/ Reviews / Fusion
BinJiang One: Round Two
by Tom Lee
on Friday, July 15, 2011 12:00 AM
Having shut for a few months in order to rebrand, redesign and generally reboot, The BinJiang One has been reborn. Maintaining its effortless sophistication, it has built even more character into its beautiful surroundings.
The behemoth restaurant has joined - in name at least - with Käfer, a restaurant, delicatessen and catering empire from Munich, to reinforce the Bavarian style and flavors inherent in this Paulaner-owned establishment. In addition to their already unique Snow Bar - one of the few places in Shanghai one can drink in sub-zero temperatures - the first floor features a cozy "hunting lodge", with antlers on the walls and a fireplace embedded in the whitewashed bricks. At the very peak of the building perches a loft dining room reminiscent of the typical rural home featured in Country Life, while below ground hides a wine cellar; both these rooms are used for private dinners.
But upstairs is where the romance is. A dazzlingly white main dining area during the day, it is designed with wooden bookshelves and stone archways to maintain a rustic tenor, with floor-to-ceiling windows along the façade providing glorious views. In the evening, the lights of the Bund glint off the glass while smooth jazz music fills the room.
The menu has been concocted by a chef nabbed from The Savoy in London, mixing general Western dishes with specifically German fare - no one could mistake the Champagne Choucroute Consommé, despite its French influences, for anything other than a broth of that infamous pickled vegetable, sauerkraut, with a couple of sausages thrown in.
Braised Beef Tenderloin on the Bone (RMB388) is undoubtedly one of the highlights here. The tender chunk of meat is carefully arranged in the center of three baked baby potatoes, each nestling in a neat pool of lightly smoky sour cream. Alongside, a bean cassoulet is artfully arranged.

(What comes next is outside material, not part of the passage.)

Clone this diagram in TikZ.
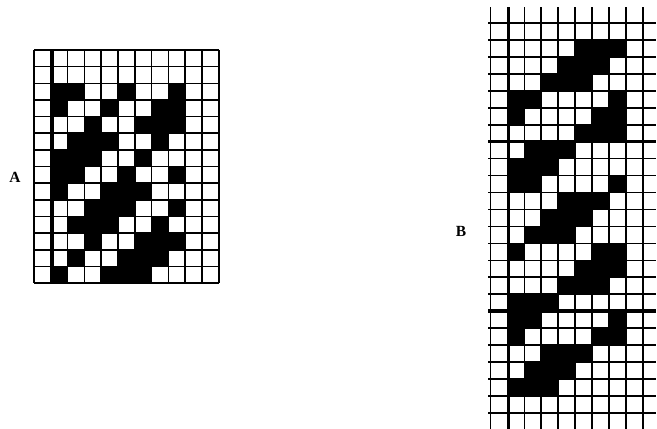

Elegance pervades Käfer by The BinJiang One: not a snooty, overbearing elegance that looks down on you with frightening condescension, but an elegance that is softly voiced through the universal sense of excellence that permeates through the food, the décor and the service. Not everything may agree with you - the Pan-seared Beef Tartar "Käfer Style" (RMB98) will never sit right with anybody who expects their tartare straight from the cow - but it's nigh on impossible not to feel enchanted by the polished refinement that imbues every aspect of the experience.
Romance, relaxation: there's room for it all at this four-level eatery. A beautiful achievement, from the décor to the dishes.